■ WHAT TO DO ■
Leave out the pictures and repeat the rest of the material exactly.

■ RECORDED DATA ■
☆ ☆ ☆ ☆ ☆ ☆ ☆

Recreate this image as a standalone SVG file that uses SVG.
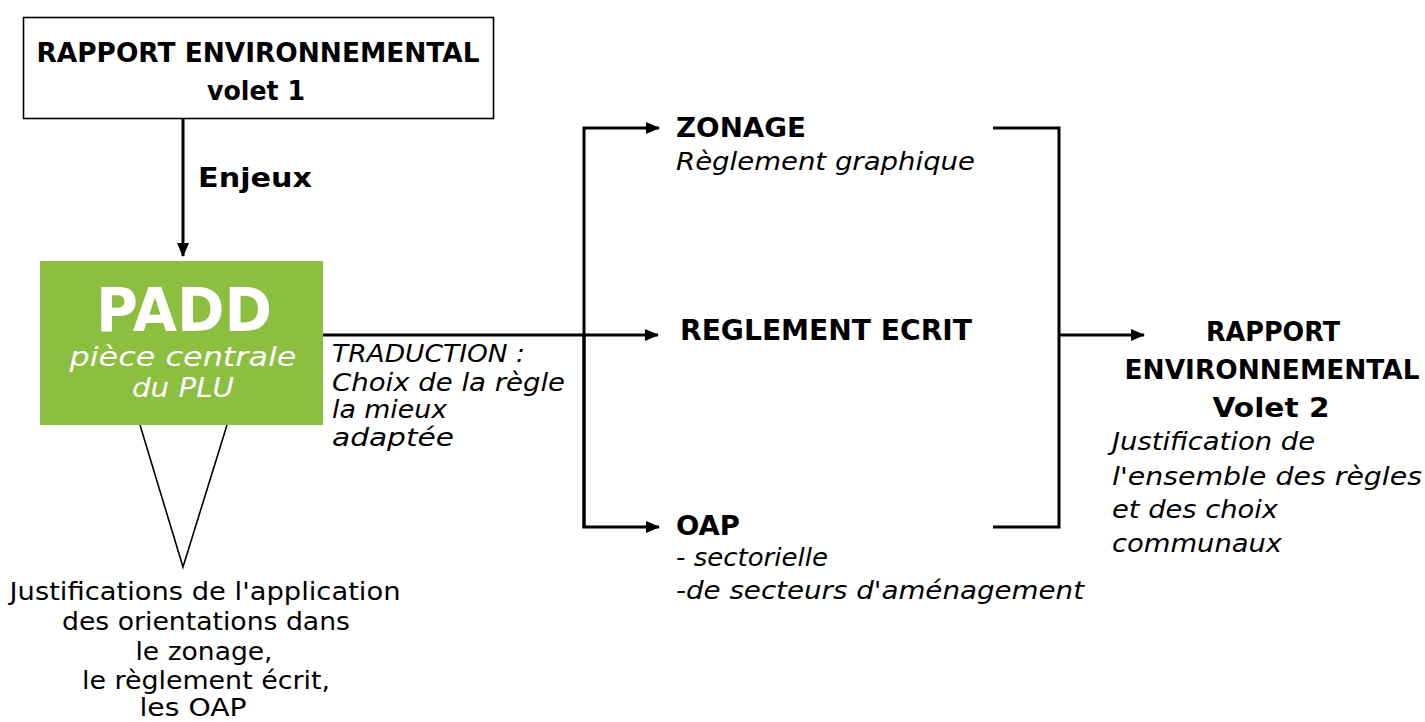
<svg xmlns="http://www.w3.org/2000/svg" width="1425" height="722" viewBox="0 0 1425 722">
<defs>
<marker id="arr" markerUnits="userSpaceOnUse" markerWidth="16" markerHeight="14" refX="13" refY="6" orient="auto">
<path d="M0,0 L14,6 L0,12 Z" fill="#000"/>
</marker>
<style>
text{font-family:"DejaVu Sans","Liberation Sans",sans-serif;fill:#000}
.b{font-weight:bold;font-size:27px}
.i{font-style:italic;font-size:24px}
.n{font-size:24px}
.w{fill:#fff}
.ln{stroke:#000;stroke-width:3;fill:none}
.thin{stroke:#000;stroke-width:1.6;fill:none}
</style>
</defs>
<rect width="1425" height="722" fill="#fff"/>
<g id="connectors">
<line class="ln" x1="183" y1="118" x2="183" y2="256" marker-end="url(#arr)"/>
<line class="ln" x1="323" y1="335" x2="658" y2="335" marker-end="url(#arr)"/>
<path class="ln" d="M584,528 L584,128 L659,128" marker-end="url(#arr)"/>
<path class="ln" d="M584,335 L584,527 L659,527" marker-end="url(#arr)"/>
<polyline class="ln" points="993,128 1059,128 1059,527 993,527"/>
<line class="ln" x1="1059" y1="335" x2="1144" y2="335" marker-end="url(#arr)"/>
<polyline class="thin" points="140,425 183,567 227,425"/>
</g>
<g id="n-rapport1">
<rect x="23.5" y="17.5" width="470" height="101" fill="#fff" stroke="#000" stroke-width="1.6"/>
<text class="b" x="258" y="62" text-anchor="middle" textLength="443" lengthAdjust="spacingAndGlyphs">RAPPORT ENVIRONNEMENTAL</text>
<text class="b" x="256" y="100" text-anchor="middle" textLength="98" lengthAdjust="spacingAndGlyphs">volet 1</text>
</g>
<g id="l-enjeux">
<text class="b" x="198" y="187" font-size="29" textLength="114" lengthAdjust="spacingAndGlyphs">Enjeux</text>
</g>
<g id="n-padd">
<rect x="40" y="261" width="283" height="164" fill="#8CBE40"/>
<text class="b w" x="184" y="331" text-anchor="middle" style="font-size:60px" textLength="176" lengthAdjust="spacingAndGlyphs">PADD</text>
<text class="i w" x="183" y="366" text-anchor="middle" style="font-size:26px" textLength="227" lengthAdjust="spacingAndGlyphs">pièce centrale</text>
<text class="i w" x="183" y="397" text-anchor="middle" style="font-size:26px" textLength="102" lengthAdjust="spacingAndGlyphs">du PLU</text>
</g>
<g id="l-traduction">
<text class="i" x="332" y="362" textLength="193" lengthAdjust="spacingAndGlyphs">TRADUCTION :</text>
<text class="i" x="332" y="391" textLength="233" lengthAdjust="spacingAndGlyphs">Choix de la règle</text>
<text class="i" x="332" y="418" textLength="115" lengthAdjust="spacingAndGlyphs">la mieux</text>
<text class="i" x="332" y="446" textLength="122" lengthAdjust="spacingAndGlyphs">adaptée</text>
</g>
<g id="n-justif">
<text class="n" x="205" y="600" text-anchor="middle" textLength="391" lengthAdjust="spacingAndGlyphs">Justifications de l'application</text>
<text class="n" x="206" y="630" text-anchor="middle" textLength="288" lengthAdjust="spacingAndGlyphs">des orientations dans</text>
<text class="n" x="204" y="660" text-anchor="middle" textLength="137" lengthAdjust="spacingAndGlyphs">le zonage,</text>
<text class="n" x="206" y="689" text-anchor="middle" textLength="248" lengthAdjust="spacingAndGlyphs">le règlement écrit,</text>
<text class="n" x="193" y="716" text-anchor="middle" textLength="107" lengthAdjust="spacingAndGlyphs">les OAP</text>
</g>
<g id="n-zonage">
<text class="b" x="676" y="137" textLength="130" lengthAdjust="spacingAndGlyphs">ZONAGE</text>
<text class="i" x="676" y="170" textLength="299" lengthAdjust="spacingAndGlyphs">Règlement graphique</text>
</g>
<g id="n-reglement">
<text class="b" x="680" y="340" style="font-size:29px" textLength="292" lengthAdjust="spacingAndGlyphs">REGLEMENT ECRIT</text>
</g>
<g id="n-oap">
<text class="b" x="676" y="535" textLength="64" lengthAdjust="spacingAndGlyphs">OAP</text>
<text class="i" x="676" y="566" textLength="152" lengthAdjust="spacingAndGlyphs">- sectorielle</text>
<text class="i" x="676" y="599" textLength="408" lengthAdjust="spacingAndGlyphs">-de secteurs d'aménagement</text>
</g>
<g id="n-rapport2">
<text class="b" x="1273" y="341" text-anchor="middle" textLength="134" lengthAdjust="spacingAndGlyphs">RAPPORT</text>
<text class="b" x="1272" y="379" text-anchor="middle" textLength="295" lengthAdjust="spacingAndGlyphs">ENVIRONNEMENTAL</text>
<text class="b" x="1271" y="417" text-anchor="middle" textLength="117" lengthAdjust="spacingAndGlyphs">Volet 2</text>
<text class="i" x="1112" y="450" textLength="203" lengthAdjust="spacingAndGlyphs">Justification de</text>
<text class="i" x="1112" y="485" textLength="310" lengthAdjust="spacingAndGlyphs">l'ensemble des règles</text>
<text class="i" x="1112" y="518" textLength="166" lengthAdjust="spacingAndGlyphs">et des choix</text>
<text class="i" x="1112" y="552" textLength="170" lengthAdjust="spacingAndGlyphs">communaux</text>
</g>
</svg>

☆ ☆ ☆ ☆ ☆ ☆ ☆

■ ANSWER TO THIS PROBLEM ■
Recreate this image as a standalone SVG file that uses SVG.
<svg xmlns="http://www.w3.org/2000/svg" width="1425" height="722" viewBox="0 0 1425 722">
<defs>
<marker id="arr" markerUnits="userSpaceOnUse" markerWidth="16" markerHeight="14" refX="13" refY="6" orient="auto">
<path d="M0,0 L14,6 L0,12 Z" fill="#000"/>
</marker>
<style>
text{font-family:"DejaVu Sans","Liberation Sans",sans-serif;fill:#000}
.b{font-weight:bold;font-size:27px}
.i{font-style:italic;font-size:24px}
.n{font-size:24px}
.w{fill:#fff}
.ln{stroke:#000;stroke-width:3;fill:none}
.thin{stroke:#000;stroke-width:1.6;fill:none}
</style>
</defs>
<rect width="1425" height="722" fill="#fff"/>
<g id="connectors">
<line class="ln" x1="183" y1="118" x2="183" y2="256" marker-end="url(#arr)"/>
<line class="ln" x1="323" y1="335" x2="658" y2="335" marker-end="url(#arr)"/>
<path class="ln" d="M584,528 L584,128 L659,128" marker-end="url(#arr)"/>
<path class="ln" d="M584,335 L584,527 L659,527" marker-end="url(#arr)"/>
<polyline class="ln" points="993,128 1059,128 1059,527 993,527"/>
<line class="ln" x1="1059" y1="335" x2="1144" y2="335" marker-end="url(#arr)"/>
<polyline class="thin" points="140,425 183,567 227,425"/>
</g>
<g id="n-rapport1">
<rect x="23.5" y="17.5" width="470" height="101" fill="#fff" stroke="#000" stroke-width="1.6"/>
<text class="b" x="258" y="62" text-anchor="middle" textLength="443" lengthAdjust="spacingAndGlyphs">RAPPORT ENVIRONNEMENTAL</text>
<text class="b" x="256" y="100" text-anchor="middle" textLength="98" lengthAdjust="spacingAndGlyphs">volet 1</text>
</g>
<g id="l-enjeux">
<text class="b" x="198" y="187" font-size="29" textLength="114" lengthAdjust="spacingAndGlyphs">Enjeux</text>
</g>
<g id="n-padd">
<rect x="40" y="261" width="283" height="164" fill="#8CBE40"/>
<text class="b w" x="184" y="331" text-anchor="middle" style="font-size:60px" textLength="176" lengthAdjust="spacingAndGlyphs">PADD</text>
<text class="i w" x="183" y="366" text-anchor="middle" style="font-size:26px" textLength="227" lengthAdjust="spacingAndGlyphs">pièce centrale</text>
<text class="i w" x="183" y="397" text-anchor="middle" style="font-size:26px" textLength="102" lengthAdjust="spacingAndGlyphs">du PLU</text>
</g>
<g id="l-traduction">
<text class="i" x="332" y="362" textLength="193" lengthAdjust="spacingAndGlyphs">TRADUCTION :</text>
<text class="i" x="332" y="391" textLength="233" lengthAdjust="spacingAndGlyphs">Choix de la règle</text>
<text class="i" x="332" y="418" textLength="115" lengthAdjust="spacingAndGlyphs">la mieux</text>
<text class="i" x="332" y="446" textLength="122" lengthAdjust="spacingAndGlyphs">adaptée</text>
</g>
<g id="n-justif">
<text class="n" x="205" y="600" text-anchor="middle" textLength="391" lengthAdjust="spacingAndGlyphs">Justifications de l'application</text>
<text class="n" x="206" y="630" text-anchor="middle" textLength="288" lengthAdjust="spacingAndGlyphs">des orientations dans</text>
<text class="n" x="204" y="660" text-anchor="middle" textLength="137" lengthAdjust="spacingAndGlyphs">le zonage,</text>
<text class="n" x="206" y="689" text-anchor="middle" textLength="248" lengthAdjust="spacingAndGlyphs">le règlement écrit,</text>
<text class="n" x="193" y="716" text-anchor="middle" textLength="107" lengthAdjust="spacingAndGlyphs">les OAP</text>
</g>
<g id="n-zonage">
<text class="b" x="676" y="137" textLength="130" lengthAdjust="spacingAndGlyphs">ZONAGE</text>
<text class="i" x="676" y="170" textLength="299" lengthAdjust="spacingAndGlyphs">Règlement graphique</text>
</g>
<g id="n-reglement">
<text class="b" x="680" y="340" style="font-size:29px" textLength="292" lengthAdjust="spacingAndGlyphs">REGLEMENT ECRIT</text>
</g>
<g id="n-oap">
<text class="b" x="676" y="535" textLength="64" lengthAdjust="spacingAndGlyphs">OAP</text>
<text class="i" x="676" y="566" textLength="152" lengthAdjust="spacingAndGlyphs">- sectorielle</text>
<text class="i" x="676" y="599" textLength="408" lengthAdjust="spacingAndGlyphs">-de secteurs d'aménagement</text>
</g>
<g id="n-rapport2">
<text class="b" x="1273" y="341" text-anchor="middle" textLength="134" lengthAdjust="spacingAndGlyphs">RAPPORT</text>
<text class="b" x="1272" y="379" text-anchor="middle" textLength="295" lengthAdjust="spacingAndGlyphs">ENVIRONNEMENTAL</text>
<text class="b" x="1271" y="417" text-anchor="middle" textLength="117" lengthAdjust="spacingAndGlyphs">Volet 2</text>
<text class="i" x="1112" y="450" textLength="203" lengthAdjust="spacingAndGlyphs">Justification de</text>
<text class="i" x="1112" y="485" textLength="310" lengthAdjust="spacingAndGlyphs">l'ensemble des règles</text>
<text class="i" x="1112" y="518" textLength="166" lengthAdjust="spacingAndGlyphs">et des choix</text>
<text class="i" x="1112" y="552" textLength="170" lengthAdjust="spacingAndGlyphs">communaux</text>
</g>
</svg>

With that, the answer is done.